**TASK INSTRUCTIONS**
Output the full listing below exactly, without the pictures.

**SUPPLIED MATERIAL**
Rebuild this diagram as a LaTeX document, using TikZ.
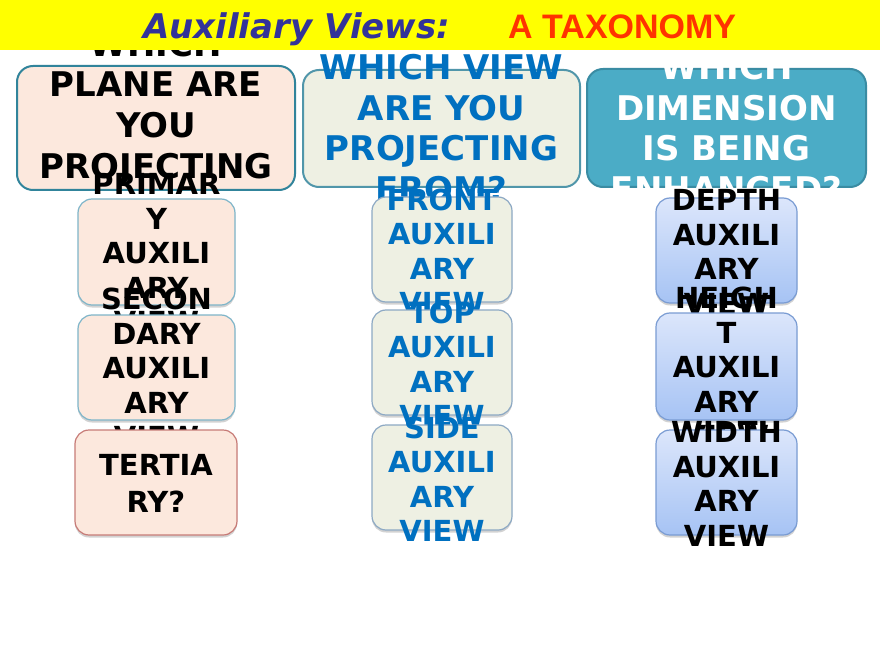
\documentclass[tikz,border=0pt]{standalone}
\usepackage{fontspec}
\setmainfont{DejaVu Sans}
\newfontfamily\arialfont{Liberation Sans}
\usepackage{tikz}
\usetikzlibrary{shapes}
\usetikzlibrary{positioning}
\usetikzlibrary{shadows}
\definecolor{bannerbg}{HTML}{FFFF00}
\definecolor{titlenavy}{HTML}{333399}
\definecolor{titlered}{HTML}{FF3300}
\definecolor{peach}{HTML}{FCE8DD}
\definecolor{sage}{HTML}{EEF0E3}
\definecolor{teal}{HTML}{4BACC6}
\definecolor{tealline}{HTML}{31849B}
\definecolor{darkteal}{HTML}{3A8CA3}
\definecolor{paleline}{HTML}{7EB5C9}
\definecolor{redline}{HTML}{C77B77}
\definecolor{grayline}{HTML}{8DA9C4}
\definecolor{bluetop}{HTML}{DCE6FB}
\definecolor{bluebot}{HTML}{A6C3F4}
\definecolor{blueline}{HTML}{7A9CD3}
\definecolor{viewblue}{HTML}{0070C0}
\tikzstyle{bigbox}=[
        rectangle,
        draw,
        line width=2pt,
        rounded corners=16pt,
        inner sep=0pt
]
\tikzstyle{smallbox}=[
        rectangle,
        draw,
        line width=1.2pt,
        rounded corners=14pt,
        inner sep=0pt,
        drop shadow={shadow xshift=0pt,shadow yshift=-2.5pt,opacity=.35}
]
\tikzstyle{bigtext}=[align=center,inner sep=0pt,font=\bfseries\fontsize{34}{40.7}\selectfont]
\tikzstyle{smalltext}=[align=center,inner sep=0pt,font=\bfseries\fontsize{29}{34.5}\selectfont]
\tikzstyle{bluebox}=[smallbox,draw=blueline,top color=bluetop,bottom color=bluebot]

\begin{document}
\begin{tikzpicture}[x=1pt,y=-1pt]
\fill[white] (0,0) rectangle (880,660);
\useasboundingbox (0,0) rectangle (880,660);
\node[bigbox,draw=tealline,fill=peach,minimum width=278pt,minimum height=124pt] (plane) at (156,128) {};
\node[bigtext] (planetext) at (156,108) {WHICH\\PLANE ARE\\YOU\\PROJECTING};
\node[bigbox,draw=tealline!85,fill=sage,minimum width=277pt,minimum height=117pt] (view) at (441.5,128.5) {};
\node[bigtext,text=viewblue] (viewtext) at (441.5,128) {WHICH VIEW\\ARE YOU\\PROJECTING\\FROM?};
\node[bigbox,draw=darkteal,fill=teal,minimum width=279pt,minimum height=118pt] (dim) at (726.5,128) {};
\node[bigtext,text=white] (dimtext) at (726.5,128) {WHICH\\DIMENSION\\IS BEING\\ENHANCED?};
%plane column
\node[smallbox,draw=paleline,fill=peach,minimum width=157pt,minimum height=106pt] (primary) at (156.5,252) {};
\node[smalltext] (primarytext) at (156.5,253) {PRIMAR\\Y\\AUXILI\\ARY\\VIEW};
\node[smallbox,draw=paleline,fill=peach,minimum width=157pt,minimum height=105pt] (secondary) at (156.5,367.5) {};
\node[smalltext] (secondarytext) at (156.5,368) {SECON\\DARY\\AUXILI\\ARY\\VIEW};
\node[smallbox,draw=redline,fill=peach,minimum width=162pt,minimum height=105pt] (tertiary) at (156,482.5) {};
\node[smalltext,font=\bfseries\fontsize{29}{37}\selectfont] (tertiarytext) at (156,483.5) {TERTIA\\RY?};
%view column
\node[smallbox,draw=grayline,fill=sage,minimum width=140pt,minimum height=105pt] (front) at (442,249.5) {};
\node[smalltext,text=viewblue] (fronttext) at (442,251) {FRONT\\AUXILI\\ARY\\VIEW};
\node[smallbox,draw=grayline,fill=sage,minimum width=140pt,minimum height=105pt] (top) at (442,362.5) {};
\node[smalltext,text=viewblue] (toptext) at (442,364) {TOP\\AUXILI\\ARY\\VIEW};
\node[smallbox,draw=grayline,fill=sage,minimum width=140pt,minimum height=105pt] (side) at (442,477.5) {};
\node[smalltext,text=viewblue] (sidetext) at (442,479) {SIDE\\AUXILI\\ARY\\VIEW};
%dimension column
\node[bluebox,minimum width=141pt,minimum height=105pt] (depth) at (726.5,250.5) {};
\node[smalltext] (depthtext) at (726.5,252) {DEPTH\\AUXILI\\ARY\\VIEW};
\node[bluebox,minimum width=141pt,minimum height=107pt] (height) at (726.5,366.5) {};
\node[smalltext] (heighttext) at (726.5,367) {HEIGH\\T\\AUXILI\\ARY\\VIEW};
\node[bluebox,minimum width=141pt,minimum height=105pt] (width) at (726.5,482.5) {};
\node[smalltext] (widthtext) at (726.5,484) {WIDTH\\AUXILI\\ARY\\VIEW};
%title
\node[fill=bannerbg,minimum width=880pt,minimum height=50pt,inner sep=0pt] (banner) at (440,25) {};
\node[anchor=base west,inner sep=0pt,text=titlenavy,font=\bfseries\itshape\fontsize{34}{40}\selectfont] (titleleft) at (143,39) {Auxiliary Views:};
\node[anchor=base west,inner sep=0pt,text=titlered,font=\arialfont\bfseries\fontsize{34}{40}\selectfont] (titleright) at (508,39) {A TAXONOMY};
\end{tikzpicture}
\end{document}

**RESULT FOR THIS EXERCISE**
Rebuild this diagram as a LaTeX document, using TikZ.
\documentclass[tikz,border=0pt]{standalone}
\usepackage{fontspec}
\setmainfont{DejaVu Sans}
\newfontfamily\arialfont{Liberation Sans}
\usepackage{tikz}
\usetikzlibrary{shapes}
\usetikzlibrary{positioning}
\usetikzlibrary{shadows}
\definecolor{bannerbg}{HTML}{FFFF00}
\definecolor{titlenavy}{HTML}{333399}
\definecolor{titlered}{HTML}{FF3300}
\definecolor{peach}{HTML}{FCE8DD}
\definecolor{sage}{HTML}{EEF0E3}
\definecolor{teal}{HTML}{4BACC6}
\definecolor{tealline}{HTML}{31849B}
\definecolor{darkteal}{HTML}{3A8CA3}
\definecolor{paleline}{HTML}{7EB5C9}
\definecolor{redline}{HTML}{C77B77}
\definecolor{grayline}{HTML}{8DA9C4}
\definecolor{bluetop}{HTML}{DCE6FB}
\definecolor{bluebot}{HTML}{A6C3F4}
\definecolor{blueline}{HTML}{7A9CD3}
\definecolor{viewblue}{HTML}{0070C0}
\tikzstyle{bigbox}=[
        rectangle,
        draw,
        line width=2pt,
        rounded corners=16pt,
        inner sep=0pt
]
\tikzstyle{smallbox}=[
        rectangle,
        draw,
        line width=1.2pt,
        rounded corners=14pt,
        inner sep=0pt,
        drop shadow={shadow xshift=0pt,shadow yshift=-2.5pt,opacity=.35}
]
\tikzstyle{bigtext}=[align=center,inner sep=0pt,font=\bfseries\fontsize{34}{40.7}\selectfont]
\tikzstyle{smalltext}=[align=center,inner sep=0pt,font=\bfseries\fontsize{29}{34.5}\selectfont]
\tikzstyle{bluebox}=[smallbox,draw=blueline,top color=bluetop,bottom color=bluebot]

\begin{document}
\begin{tikzpicture}[x=1pt,y=-1pt]
\fill[white] (0,0) rectangle (880,660);
\useasboundingbox (0,0) rectangle (880,660);
\node[bigbox,draw=tealline,fill=peach,minimum width=278pt,minimum height=124pt] (plane) at (156,128) {};
\node[bigtext] (planetext) at (156,108) {WHICH\\PLANE ARE\\YOU\\PROJECTING};
\node[bigbox,draw=tealline!85,fill=sage,minimum width=277pt,minimum height=117pt] (view) at (441.5,128.5) {};
\node[bigtext,text=viewblue] (viewtext) at (441.5,128) {WHICH VIEW\\ARE YOU\\PROJECTING\\FROM?};
\node[bigbox,draw=darkteal,fill=teal,minimum width=279pt,minimum height=118pt] (dim) at (726.5,128) {};
\node[bigtext,text=white] (dimtext) at (726.5,128) {WHICH\\DIMENSION\\IS BEING\\ENHANCED?};
%plane column
\node[smallbox,draw=paleline,fill=peach,minimum width=157pt,minimum height=106pt] (primary) at (156.5,252) {};
\node[smalltext] (primarytext) at (156.5,253) {PRIMAR\\Y\\AUXILI\\ARY\\VIEW};
\node[smallbox,draw=paleline,fill=peach,minimum width=157pt,minimum height=105pt] (secondary) at (156.5,367.5) {};
\node[smalltext] (secondarytext) at (156.5,368) {SECON\\DARY\\AUXILI\\ARY\\VIEW};
\node[smallbox,draw=redline,fill=peach,minimum width=162pt,minimum height=105pt] (tertiary) at (156,482.5) {};
\node[smalltext,font=\bfseries\fontsize{29}{37}\selectfont] (tertiarytext) at (156,483.5) {TERTIA\\RY?};
%view column
\node[smallbox,draw=grayline,fill=sage,minimum width=140pt,minimum height=105pt] (front) at (442,249.5) {};
\node[smalltext,text=viewblue] (fronttext) at (442,251) {FRONT\\AUXILI\\ARY\\VIEW};
\node[smallbox,draw=grayline,fill=sage,minimum width=140pt,minimum height=105pt] (top) at (442,362.5) {};
\node[smalltext,text=viewblue] (toptext) at (442,364) {TOP\\AUXILI\\ARY\\VIEW};
\node[smallbox,draw=grayline,fill=sage,minimum width=140pt,minimum height=105pt] (side) at (442,477.5) {};
\node[smalltext,text=viewblue] (sidetext) at (442,479) {SIDE\\AUXILI\\ARY\\VIEW};
%dimension column
\node[bluebox,minimum width=141pt,minimum height=105pt] (depth) at (726.5,250.5) {};
\node[smalltext] (depthtext) at (726.5,252) {DEPTH\\AUXILI\\ARY\\VIEW};
\node[bluebox,minimum width=141pt,minimum height=107pt] (height) at (726.5,366.5) {};
\node[smalltext] (heighttext) at (726.5,367) {HEIGH\\T\\AUXILI\\ARY\\VIEW};
\node[bluebox,minimum width=141pt,minimum height=105pt] (width) at (726.5,482.5) {};
\node[smalltext] (widthtext) at (726.5,484) {WIDTH\\AUXILI\\ARY\\VIEW};
%title
\node[fill=bannerbg,minimum width=880pt,minimum height=50pt,inner sep=0pt] (banner) at (440,25) {};
\node[anchor=base west,inner sep=0pt,text=titlenavy,font=\bfseries\itshape\fontsize{34}{40}\selectfont] (titleleft) at (143,39) {Auxiliary Views:};
\node[anchor=base west,inner sep=0pt,text=titlered,font=\arialfont\bfseries\fontsize{34}{40}\selectfont] (titleright) at (508,39) {A TAXONOMY};
\end{tikzpicture}
\end{document}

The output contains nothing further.